Während diese Werke eine Übung im Balancehalten darstellen, ruhen Genzkens „Weltempfänger“ bedeutungsschwer auf ihren Podesten: Die Künstlerin beweist mit diesen rohen Betonklötzen samt aufgesetzter Antennen ihren eigenwilligen Sinn für Humor. Stellte sie einige Jahre zuvor noch einen echten Weltempfänger von Panasonic als Ready-made aus, stieg sie ab den Neunzigerjahren auf die abstrakten Nachahmungen um. „Hauptsache, Musik – ich bin süchtig danach“, sagte sie vor ein paar Jahren in einem Interview. So sind ihre Weltempfänger auch Liebeserklärungen an den Hunger nach Sound und Leben. Kein Wunder, dass manche der Betonradios Menschen gewidmet sind, die ihr viel bedeutet haben. So trägt eine Version von 1990 den Titel „Gerhard“, benannt nach ihrem ersten Ehemann, dem Künstler Gerhard Richter. Der undurchdringlichste aller Baustoffe wird in Genzkens Händen zum Resonanzkörper, der sowohl sendet als auch empfängt – und vor allem Gefühl ausstrahlt. Aus Trümmern kann eine neue Welt entstehen, und die Antennen sorgen für die Verbindung.

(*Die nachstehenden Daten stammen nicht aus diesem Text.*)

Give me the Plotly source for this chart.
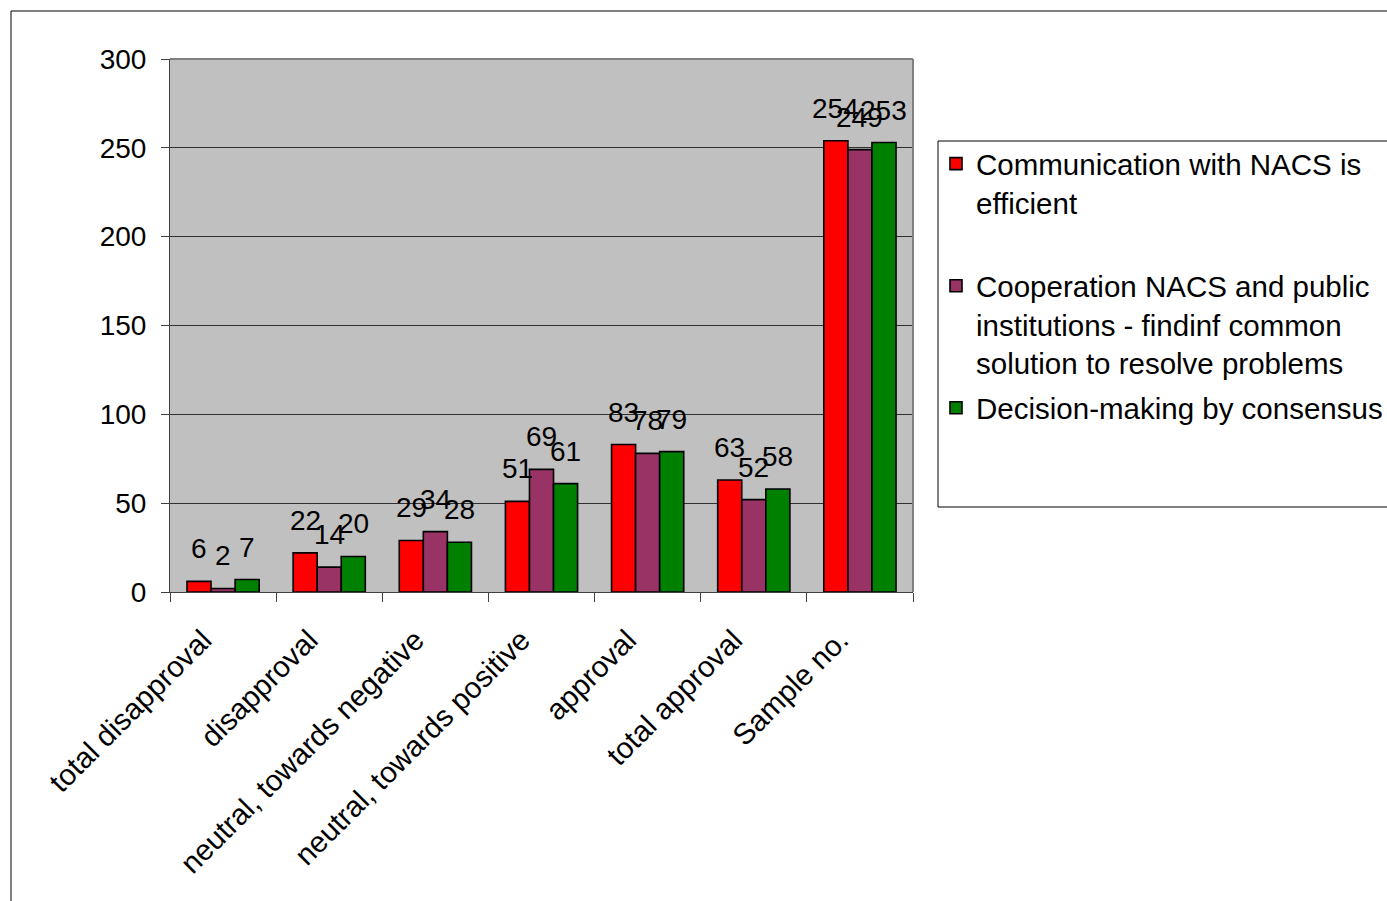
import plotly.graph_objects as go

# Survey answers per response category
categories = [
    "total disapproval",
    "disapproval",
    "neutral, towards negative",
    "neutral, towards positive",
    "approval",
    "total approval",
    "Sample no.",
]
communication = [6, 22, 29, 51, 83, 63, 254]
cooperation = [2, 14, 34, 69, 78, 52, 249]
consensus = [7, 20, 28, 61, 79, 58, 253]

series_names = [
    "Communication with NACS is<br>efficient<br> ",
    "Cooperation NACS and public<br>institutions - findinf common<br>solution to resolve problems",
    "Decision-making by consensus",
]
series_values = [communication, cooperation, consensus]
series_colors = ["#FF0000", "#993366", "#008000"]

y_ticks = [0, 50, 100, 150, 200, 250, 300]

FONT = "Liberation Sans, Arial, sans-serif"
W, H = 1387, 901
L, R, T, B = 170, 913, 59, 592  # plot area in pixels


def px_x(p):
    return (p - L) / (R - L)


def px_y(p):
    return (B - p) / (B - T)


fig = go.Figure()
for i, (name, vals, col) in enumerate(zip(series_names, series_values, series_colors)):
    fig.add_trace(go.Bar(
        x=categories, y=vals, name=name, legendgroup=f"g{i}",
        marker=dict(color=col, line=dict(color="black", width=1.6)),
    ))

# value labels above each bar
bar_shift = [-24, 0, 24]
annotations = []
for shift, vals in zip(bar_shift, series_values):
    for c, v in zip(categories, vals):
        annotations.append(dict(
            x=c, y=v, xref="x", yref="y", text=str(v), showarrow=False,
            xshift=shift, yshift=15, yanchor="bottom", xanchor="center",
            font=dict(family=FONT, size=28, color="black"),
        ))

shapes = [
    # outer chart frame
    dict(type="rect", xref="paper", yref="paper",
         x0=px_x(11), x1=px_x(1420), y0=px_y(940), y1=px_y(11),
         line=dict(color="black", width=1), fillcolor="rgba(0,0,0,0)"),
    # plot area top and right edges
    dict(type="line", xref="paper", yref="paper", x0=0, x1=1, y0=1, y1=1,
         line=dict(color="#808080", width=2)),
    dict(type="line", xref="paper", yref="paper", x0=1, x1=1, y0=0, y1=1,
         line=dict(color="#808080", width=2)),
    # legend frame
    dict(type="rect", xref="paper", yref="paper",
         x0=px_x(938), x1=px_x(1420), y0=px_y(507), y1=px_y(141),
         line=dict(color="black", width=1), fillcolor="rgba(0,0,0,0)"),
]

fig.update_layout(
    width=W, height=H,
    margin=dict(l=L, r=W - R, t=T, b=H - B, autoexpand=False),
    paper_bgcolor="white",
    plot_bgcolor="#C0C0C0",
    barmode="group",
    bargap=0.32,
    bargroupgap=0,
    font=dict(family=FONT, size=28, color="black"),
    showlegend=True,
    legend=dict(
        x=px_x(936), y=px_y(138), xanchor="left", yanchor="top",
        bgcolor="rgba(0,0,0,0)", borderwidth=0,
        font=dict(family=FONT, size=29.5, color="black"),
        valign="top", itemwidth=30, traceorder="grouped", tracegroupgap=4,
    ),
    xaxis=dict(
        type="category", tickson="boundaries", ticks="outside", ticklen=9,
        tickcolor="#404040", tickwidth=1, tickangle=-45,
        ticklabelstandoff=18, ticklabelshift=-20,
        showline=True, linecolor="#404040", linewidth=1,
        showgrid=False, zeroline=False,
        tickfont=dict(family=FONT, size=29.5, color="black"),
    ),
    yaxis=dict(
        range=[0, 300], tickvals=y_ticks, ticks="outside", ticklen=8,
        tickcolor="#404040", tickwidth=1, ticklabelstandoff=9,
        showline=True, linecolor="#404040", linewidth=1,
        showgrid=True, gridcolor="#303030", gridwidth=1,
        zeroline=False,
        tickfont=dict(family=FONT, size=28, color="black"),
    ),
    annotations=annotations,
    shapes=shapes,
)

fig.write_html("out.html")
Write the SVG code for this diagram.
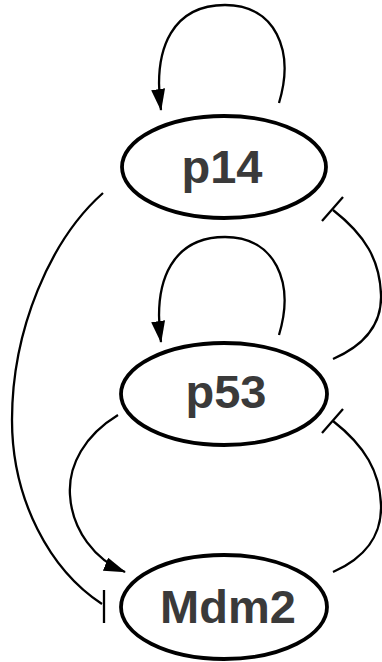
<svg xmlns="http://www.w3.org/2000/svg" width="382" height="662" viewBox="0 0 382 662">
<style>
.node ellipse{fill:#fff;stroke:#000;stroke-width:3.8}
.node text{font-family:"Liberation Sans",Arial,sans-serif;font-weight:bold;font-size:47px;fill:#3a3a3a;text-anchor:middle}
.edge{fill:none;stroke:#000;stroke-width:2.3}
.act{marker-end:url(#arrow)}
</style>
<defs>
<marker id="arrow" markerUnits="userSpaceOnUse" markerWidth="22" markerHeight="14" refX="21" refY="7" orient="auto">
<path d="M0,0 L22,7 L0,14 z" fill="#000"/>
</marker>
</defs>
<rect width="382" height="662" fill="#fff"/>
<g id="connectors">
<path class="edge act" d="M279,103 C295,50 275,5 225,5 C175,5 152,45 161,110"/>
<path class="edge act" d="M279,335 C295,282 275,237 225,237 C175,237 152,277 161,342"/>
<path class="edge act" d="M118,415 C85,435 68,465 70,495 C72,530 95,560 125,572"/>
<path class="edge" d="M103,193 C50,240 12,330 12,420 C12,500 50,570 102,604"/>
<line class="edge" x1="104" y1="590" x2="104" y2="623"/>
<path class="edge" d="M333,359 C365,345 382,325 381,295 C380,260 365,235 333,210"/>
<line class="edge" x1="322" y1="221" x2="343" y2="197"/>
<path class="edge" d="M333,572 C365,558 382,535 381,505 C380,472 365,446 333,421"/>
<line class="edge" x1="322" y1="433" x2="343" y2="409"/>
</g>
<g id="p14" class="node">
<ellipse cx="224" cy="167" rx="102" ry="51"/>
<text x="222" y="183">p14</text>
</g>
<g id="p53" class="node">
<ellipse cx="224" cy="394" rx="103" ry="51"/>
<text x="226" y="408">p53</text>
</g>
<g id="Mdm2" class="node">
<ellipse cx="224" cy="607" rx="103" ry="52"/>
<text x="228" y="623">Mdm2</text>
</g>
</svg>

Auch Genzken streckt ihre Fühler in alle Richtungen aus. Das Bedürfnis nach Anschluss treibt sie bei der Werkserie „Fenster“ an, die ebenfalls ab den Neunzigerjahren entsteht. Man entdeckt einige ihrer Rahmen aus rohem Beton und gelbem Epoxidharz in der Halle. Die abstrakten Strukturen werden erst durch ihre Position zu Gucklöchern, sie bestimmen Ausschnitte und lenken Blicke.
Isa Genzken ist eine, die alles aufnimmt und aufsaugt. Eine, die die Rollos ganz hochzieht und das Licht hereinlässt. Sie wird mit ihren Werken im Laufe der Jahre mehrfach auf der Documenta in Kassel und den Venedig-Biennalen vertreten sein – 2007 gestaltet sie den deutschen Pavillon. Oftmals bezeichnet man sie als bekannteste Bildhauerin Deutschlands, doch Genzken beherrscht auch Disziplinen wie Fotografie und Film. Ihre Kunst verkauft sich gut, Museen weltweit nehmen sie in ihre Sammlungen auf, Kritiker überschlagen sich mit Lob. Und das, obwohl, oder gerade weil, Genzken auch die Dunkelheit kennt, die das Leben mit sich bringt. Lange kämpfte sie gegen Alkoholismus und Depressionen, verbrachte Zeit in der Psychiatrie. Aktuell ist ihr Gesundheitszustand so schlecht, dass sie die Schau in der Neuen Nationalgalerie nicht persönlich eröffnen konnte.